Day in and day out, railroad signals provide routing and guide countless trains across the tracks safely.
Unique designs - position lights, searchlights, semaphores, and more - dot the landscape, each shining different colours and arrangements as they show trains just where and how fast they can safely go.
Railroad signals that have stood the test of time for countless decades, guiding untold thousands of trains, are being quickly taken down and replaced by modern signals at an alarming rate. These pieces of history will all be gone before we know it, making their documentation more important than ever before.
These are the vintage signals, unique industrial architecture, that continue to shine the way ahead every day - if they haven't been taken apart already.

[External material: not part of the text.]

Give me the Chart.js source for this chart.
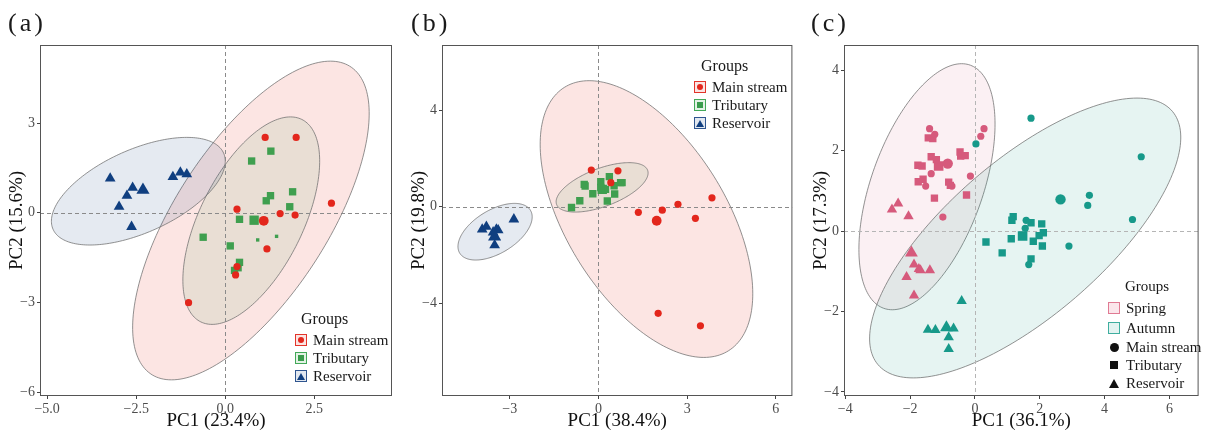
<!DOCTYPE html>
<html>
<head>
<meta charset="utf-8">
<script src="https://cdn.jsdelivr.net/npm/chart.js@4.4.1/dist/chart.umd.min.js"></script>
<style>
  body { margin: 0; background: #fff; width: 1206px; height: 432px; overflow: hidden; position: relative;
         font-family: "Liberation Serif", "Times New Roman", serif; color: #1a1a1a; }
  canvas { position: absolute; top: 0; }
  .tag { position: absolute; top: 8px; font-size: 26px; line-height: 30px; letter-spacing: 3px; }
  .lg { position: absolute; }
  .lg .t { font-size: 16px; height: 20px; line-height: 20px; margin-bottom: 2px; }
  .lg .i { font-size: 15px; line-height: 18px; height: 18px; display: flex; align-items: center; white-space: nowrap; }
  .k { width: 10px; height: 10px; border: 1.5px solid; margin-right: 6px; flex: none;
       display: flex; align-items: center; justify-content: center; }
  .dot { width: 6px; height: 6px; border-radius: 50%; }
  .sq { width: 6px; height: 6px; }
  .tri { width: 0; height: 0; border-left: 4px solid transparent; border-right: 4px solid transparent; border-bottom: 7px solid; }
</style>
</head>
<body>
<canvas id="ca" width="400" height="432" style="left:0"></canvas>
<canvas id="cb" width="400" height="432" style="left:400px"></canvas>
<canvas id="cc" width="406" height="432" style="left:800px"></canvas>

<div class="tag" style="left:8px">(a)</div>
<div class="tag" style="left:411px">(b)</div>
<div class="tag" style="left:811px">(c)</div>

<div class="lg" style="left:295px; top:309px">
  <div class="t" style="padding-left:6px">Groups</div>
  <div class="i"><span class="k" style="border-color:#e3342a;background:#fbe4e2"><span class="dot" style="background:#e3261c"></span></span>Main stream</div>
  <div class="i"><span class="k" style="border-color:#43a858;background:#e3f2e5"><span class="sq" style="background:#3a9c4c"></span></span>Tributary</div>
  <div class="i"><span class="k" style="border-color:#2f558f;background:#e2e8f0"><span class="tri" style="border-bottom-color:#103f80"></span></span>Reservoir</div>
</div>

<div class="lg" style="left:694px; top:56px">
  <div class="t" style="padding-left:7px">Groups</div>
  <div class="i"><span class="k" style="border-color:#e3342a;background:#fbe4e2"><span class="dot" style="background:#e3261c"></span></span>Main stream</div>
  <div class="i"><span class="k" style="border-color:#43a858;background:#e3f2e5"><span class="sq" style="background:#3a9c4c"></span></span>Tributary</div>
  <div class="i"><span class="k" style="border-color:#2f558f;background:#e2e8f0"><span class="tri" style="border-bottom-color:#103f80"></span></span>Reservoir</div>
</div>

<div class="lg" style="left:1108px; top:276px">
  <div class="t" style="padding-left:17px; font-size:15px">Groups</div>
  <div class="i" style="height:20px"><span class="k" style="border-color:#e07a93;background:#fbe6eb"></span>Spring</div>
  <div class="i" style="height:20px"><span class="k" style="border-color:#3fae9f;background:#e3f3f1"></span>Autumn</div>
  <div class="i"><span class="k" style="border-color:transparent"><span class="dot" style="width:9px;height:9px;background:#111"></span></span>Main stream</div>
  <div class="i"><span class="k" style="border-color:transparent"><span class="sq" style="width:8px;height:8px;background:#111"></span></span>Tributary</div>
  <div class="i"><span class="k" style="border-color:transparent"><span class="tri" style="border-bottom-color:#111;border-left-width:5px;border-right-width:5px;border-bottom-width:9px"></span></span>Reservoir</div>
</div>

<script>
// ---- panel (a): PC1 23.4% / PC2 15.6%
const mainA = [[1.12,2.52],[1.99,2.52],[2.98,0.32],[0.33,0.12],[1.54,-0.03],[1.96,-0.08],[1.17,-1.21],[0.29,-2.08],[0.33,-1.80],[-1.03,-3.01]];
const mainAMean = [[1.08,-0.27]];
const tribA = [[1.28,2.06],[0.74,1.73],[1.27,0.57],[1.15,0.40],[1.89,0.70],[1.81,0.20],[0.40,-0.22],[-0.62,-0.82],[0.14,-1.11],[0.40,-1.66],[0.36,-1.84],[0.26,-1.93]];
const tribAMean = [[0.81,-0.25]];
const tribASmall = [[0.91,-0.91],[1.44,-0.79]];
const resA = [[-3.23,1.15],[-2.60,0.84],[-2.76,0.57],[-2.98,0.20],[-2.63,-0.47],[-1.47,1.20],[-1.26,1.35],[-1.08,1.29]];
const resAMean = [[-2.31,0.76]];
// ellipses: [cx, cy, half width, half height, x offset of top point]
const ellMainA = [0.72, -0.26, 3.32, 5.33, 2.23];
const ellTribA = [0.73, -0.265, 1.92, 3.47, 1.10];
const ellResA = [-2.44, 0.72, 2.44, 1.80, 1.36];
const xTicksA = [-5, -2.5, 0, 2.5];
const yTicksA = [-6, -3, 0, 3];

// ---- panel (b): PC1 38.4% / PC2 19.8%
const mainB = [[-0.24,1.52],[0.66,1.49],[0.42,1.0],[1.35,-0.23],[2.16,-0.14],[2.69,0.10],[3.84,0.37],[3.28,-0.48],[2.02,-4.42],[3.45,-4.94]];
const mainBMean = [[1.97,-0.58]];
const tribB = [[-0.91,-0.03],[-0.63,0.25],[-0.19,0.54],[-0.48,0.93],[-0.45,0.86],[0.08,1.04],[0.37,1.25],[0.24,0.72],[0.53,0.87],[0.75,1.0],[0.80,1.0],[0.55,0.53],[0.30,0.24],[0.08,0.80]];
const tribBMean = [[0.13,0.72]];
const resB = [[-2.86,-0.52],[-3.93,-0.94],[-3.79,-0.83],[-3.45,-0.94],[-3.39,-0.97],[-3.51,-1.59],[-3.56,-1.06]];
const resBMean = [[-3.51,-1.24]];
const ellMainB = [1.625, -0.51, 3.595, 5.74, -1.94];
const ellTribB = [0.125, 0.805, 1.555, 1.025, 0.905];
const ellResB = [-3.495, -1.035, 1.255, 1.175, 0.655];
const xTicksB = [-3, 0, 3, 6];
const yTicksB = [-4, 0, 4];

// ---- panel (c): PC1 36.1% / PC2 17.3%
const springMain = [[-1.40,2.55],[-1.24,2.41],[0.28,2.55],[0.18,2.36],[-1.35,1.43],[-1.52,1.12],[-0.71,1.12],[-0.14,1.37],[-0.99,0.35]];
const springMainMean = [[-0.84,1.68]];
const springTrib = [[-1.44,2.32],[-1.30,2.30],[-1.35,1.85],[-1.19,1.78],[-1.76,1.64],[-1.63,1.62],[-0.46,1.97],[-0.44,1.87],[-0.30,1.88],[-1.75,1.23],[-1.60,1.29],[-0.81,1.22],[-0.76,1.14],[-1.25,0.82],[-0.26,0.90]];
const springTribMean = [[-1.12,1.62]];
const springRes = [[-2.56,0.54],[-2.37,0.69],[-2.05,0.37],[-1.88,-0.83],[-1.73,-0.94],[-1.68,-0.97],[-1.39,-0.97],[-2.11,-1.14],[-1.88,-1.60]];
const springResMean = [[-1.96,-0.54]];
const autumnMain = [[1.73,2.81],[0.03,2.17],[5.13,1.85],[3.53,0.89],[3.48,0.64],[4.86,0.29],[2.90,-0.37],[1.58,0.27],[1.55,0.07],[1.66,-0.83]];
const autumnMainMean = [[2.64,0.79]];
const autumnTrib = [[1.18,0.36],[1.14,0.27],[1.73,0.21],[2.06,0.18],[2.11,-0.04],[1.98,-0.11],[1.12,-0.19],[1.80,-0.25],[2.08,-0.37],[0.34,-0.27],[0.84,-0.54],[1.73,-0.69]];
const autumnTribMean = [[1.47,-0.12]];
const autumnRes = [[-0.41,-1.74],[-1.45,-2.45],[-1.22,-2.46],[-0.66,-2.42],[-0.81,-2.64],[-0.81,-2.93]];
const autumnResMean = [[-0.88,-2.40]];
const ellSpring = [-1.48, 1.105, 2.10, 3.06, 1.07];
const ellAutumn = [1.55, -0.17, 4.80, 3.48, 3.45];
const xTicksC = [-4, -2, 0, 2, 4, 6];
const yTicksC = [-4, -2, 0, 2, 4];

const FONT = '"Liberation Serif", "Times New Roman", serif';
const RED = '#e3261c', GREEN = '#3f9f4f', BLUE = '#103f80';
const PINK = '#d65a7c', TEAL = '#17998a';

function ds(points, color, style, r) {
  return {
    data: points.map(p => ({ x: p[0], y: p[1] })),
    backgroundColor: color, borderWidth: 0,
    pointStyle: style, pointRadius: r, pointHoverRadius: r
  };
}

function fmt(dec) {
  return v => (v < 0 ? '\u2212' : '') + Math.abs(v).toFixed(dec);
}

// ellipses, dashed zero lines and the panel frame, all placed through the chart scales
const panelPlugin = {
  id: 'panel',
  beforeDatasetsDraw(chart, args, opts) {
    const { ctx, chartArea: a, scales: { x, y } } = chart;
    ctx.save();
    ctx.beginPath();
    ctx.rect(a.left, a.top, a.right - a.left, a.bottom - a.top);
    ctx.clip();
    opts.ellipses.forEach(([e, fill]) => {
      const [cx, cy, W, H, dxT] = e;
      const w = Math.sqrt(Math.max(W * W - dxT * dxT, 0));
      ctx.beginPath();
      for (let i = 0; i <= 200; i++) {
        const t = i / 200 * Math.PI * 2;
        const px = x.getPixelForValue(cx + dxT * Math.cos(t) + w * Math.sin(t));
        const py = y.getPixelForValue(cy + H * Math.cos(t));
        if (i === 0) ctx.moveTo(px, py); else ctx.lineTo(px, py);
      }
      ctx.closePath();
      ctx.fillStyle = fill;
      ctx.fill();
      ctx.lineWidth = 1;
      ctx.strokeStyle = 'rgba(110,110,110,0.75)';
      ctx.stroke();
    });
    const x0 = Math.round(x.getPixelForValue(0)) + 0.5, y0 = Math.round(y.getPixelForValue(0)) + 0.5;
    ctx.setLineDash(opts.dash);
    ctx.strokeStyle = opts.zero;
    ctx.lineWidth = 1;
    ctx.beginPath();
    ctx.moveTo(x0, a.top); ctx.lineTo(x0, a.bottom);
    ctx.moveTo(a.left, y0); ctx.lineTo(a.right, y0);
    ctx.stroke();
    ctx.restore();
  },
  afterDraw(chart) {
    const { ctx, chartArea: a } = chart;
    ctx.save();
    ctx.strokeStyle = '#555';
    ctx.lineWidth = 1;
    ctx.strokeRect(a.left + 0.5, a.top + 0.5, a.right - a.left - 1, a.bottom - a.top - 1);
    ctx.restore();
  }
};

function axis(min, max, ticks, dec, title, extra) {
  return Object.assign({
    type: 'linear', min: min, max: max,
    afterBuildTicks: s => { s.ticks = ticks.map(v => ({ value: v })); },
    grid: { drawOnChartArea: false, drawTicks: true, tickLength: 3, tickColor: '#444', tickWidth: 1 },
    border: { display: false },
    ticks: { color: '#4d4d4d', font: { family: FONT, size: 14 }, callback: fmt(dec), maxRotation: 0, autoSkip: false },
    title: { display: true, text: title, color: '#111', font: { family: FONT, size: 19 } }
  }, extra);
}

function makeChart(id, o) {
  const xs = axis(o.x[0], o.x[1], o.x[2], o.x[3], o.x[4], { afterFit: s => { s.height = 36; } });
  xs.ticks.padding = 2;
  xs.title.padding = { top: 0, bottom: 0 };
  const ys = axis(o.y[0], o.y[1], o.y[2], o.y[3], o.y[4], { afterFit: s => { s.width = o.yw; } });
  ys.ticks.padding = 2;
  ys.title.padding = { top: o.ytp, bottom: 0 };
  return new Chart(document.getElementById(id), {
    type: 'scatter',
    data: { datasets: o.datasets },
    options: {
      responsive: false, animation: false, events: [],
      layout: { padding: { top: 45, right: o.pr, left: 0, bottom: 0 } },
      plugins: {
        legend: { display: false }, tooltip: { enabled: false },
        panel: { ellipses: o.ellipses, zero: o.zero, dash: o.dash }
      },
      scales: { x: xs, y: ys }
    },
    plugins: [panelPlugin]
  });
}

makeChart('ca', {
  x: [-5.2, 4.68, xTicksA, 1, 'PC1 (23.4%)'],
  y: [-6.13, 5.61, yTicksA, 0, 'PC2 (15.6%)'],
  yw: 40, ytp: 6, pr: 8, zero: '#8a8a8a', dash: [4, 3],
  ellipses: [[ellMainA, 'rgba(227,38,28,0.12)'], [ellTribA, 'rgba(63,159,79,0.10)'], [ellResA, 'rgba(16,63,128,0.11)']],
  datasets: [
    ds(mainA, RED, 'circle', 3.6), ds(mainAMean, RED, 'circle', 4.9),
    ds(tribA, GREEN, 'rect', 5.2), ds(tribAMean, GREEN, 'rect', 6.6), ds(tribASmall, GREEN, 'rect', 2.4),
    ds(resA, BLUE, 'triangle', 6.2), ds(resAMean, BLUE, 'triangle', 7.6)
  ]
});

makeChart('cb', {
  x: [-5.29, 6.56, xTicksB, 0, 'PC1 (38.4%)'],
  y: [-7.85, 6.71, yTicksB, 0, 'PC2 (19.8%)'],
  yw: 42, ytp: 8, pr: 6, zero: '#8a8a8a', dash: [4, 3],
  ellipses: [[ellMainB, 'rgba(227,38,28,0.12)'], [ellTribB, 'rgba(63,159,79,0.10)'], [ellResB, 'rgba(16,63,128,0.11)']],
  datasets: [
    ds(mainB, RED, 'circle', 3.6), ds(mainBMean, RED, 'circle', 4.9),
    ds(tribB, GREEN, 'rect', 5.2), ds(tribBMean, GREEN, 'rect', 6.6),
    ds(resB, BLUE, 'triangle', 6.2), ds(resBMean, BLUE, 'triangle', 7.6)
  ]
});

makeChart('cc', {
  x: [-4.04, 6.9, xTicksC, 0, 'PC1 (36.1%)'],
  y: [-4.1, 4.63, yTicksC, 0, 'PC2 (17.3%)'],
  yw: 44, ytp: 10, pr: 3, zero: '#b5b5b5', dash: [4, 3],
  ellipses: [[ellSpring, 'rgba(214,90,124,0.09)'], [ellAutumn, 'rgba(23,153,138,0.11)']],
  datasets: [
    ds(springMain, PINK, 'circle', 3.6), ds(springMainMean, PINK, 'circle', 5.2),
    ds(springTrib, PINK, 'rect', 5.2), ds(springTribMean, PINK, 'rect', 6.8),
    ds(springRes, PINK, 'triangle', 6.0), ds(springResMean, PINK, 'triangle', 7.4),
    ds(autumnMain, TEAL, 'circle', 3.6), ds(autumnMainMean, TEAL, 'circle', 5.2),
    ds(autumnTrib, TEAL, 'rect', 5.2), ds(autumnTribMean, TEAL, 'rect', 6.8),
    ds(autumnRes, TEAL, 'triangle', 6.0), ds(autumnResMean, TEAL, 'triangle', 7.4)
  ]
});
</script>
</body>
</html>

US&S R2 & P5 Signals - "Traffic Light" Style
Shaped like your standard traffic light, the R and P series signals are some of the most famous types of signals out there. Their numbers have dwindled to a few isolated holdouts along, such as portions of the old Illinois Central (P5) and the CSX Big Sandy subdivision (R2). Modern signals - SafeTrans and "Vaders" are still based on these today, though they lack the style of their old Union Switch & Signal parents.
US&S Color Position Lights (N&W & PRR-style)
Almost identical to the Pennsylvania Railroad's famous Position Lights, the Norfolk & Western's Color Position Lights (CPL) are functionally identical, with the exception of the lights colours - the PRR used only yellow, N&W used red, green, and yellow! These signals have been torn down in many former N&W territories, with their last major holdout being the Shenandoah Valley between Front Royal and Roanoke, VA - but even these are being taken apart as we speak. Before long, the N&W CPL will be little more than a memory in museums and private collections.
US&S/GRS Color Position Lights (B&O)
Regarded as "the most complete signal system" and one of the most well known, the B&O was the sole host of the original Color Position Light (CPL) signal. Formerly manufactured by GRS and later US&S, the CPLs are some of the most complex, having four colours (red, yellow, green, and even white! [known as Lunar]) and multiple marker lamps that extend up, down, left, and right of the signal head. The B&O CPL has become a rarity thanks to CSX, but many exist on the CSX Toledo and Indiana subdivisions - for now, as the latter is quickly set to become a target for replacement.
US&S H5 & H2 Searchlights
Arguably the most popular and familiar signal was the Searchlight, of which many variations existed but all shared the same characteristics - each head displayed one light at a time, with an internal mechanism to change those colours (which included all four: red, yellow, green, and white/lunar!). Stacked as high as 3 heads on 20ft masts and as low as single headed tiny 2ft dwarfs, the searchlight could be found in all corners of the nation - and even across the border! They are the most numerous vintage signal left anywhere, spanning countless railroads past and present. The heaviest type of Searchlight, the H5, is rarer and typically found on ex-Wabash lines, while the slimmer H2 is seen nearly everywhere in the nation.
Hall Semaphore
If ever there was a most famous signal type, it was the semaphore. Most widely known for its use in the era of steam, the semaphore is a heavily mechanical signal, with a painted arm that moves up and down to different positions to signify its meaning. The motor and moving parts were the downfall of the semaphore, however, as their failure was expensive, thus the semaphore was replaced by color-light signals early in the 20th century. However, though most were replaced by the 1950s, a handful of holdouts remain today - but their numbers are exceptionally few. With the last division to still roster them currently seeing the signals be replaced, it is likely there are less than twenty of them in active service nationwide.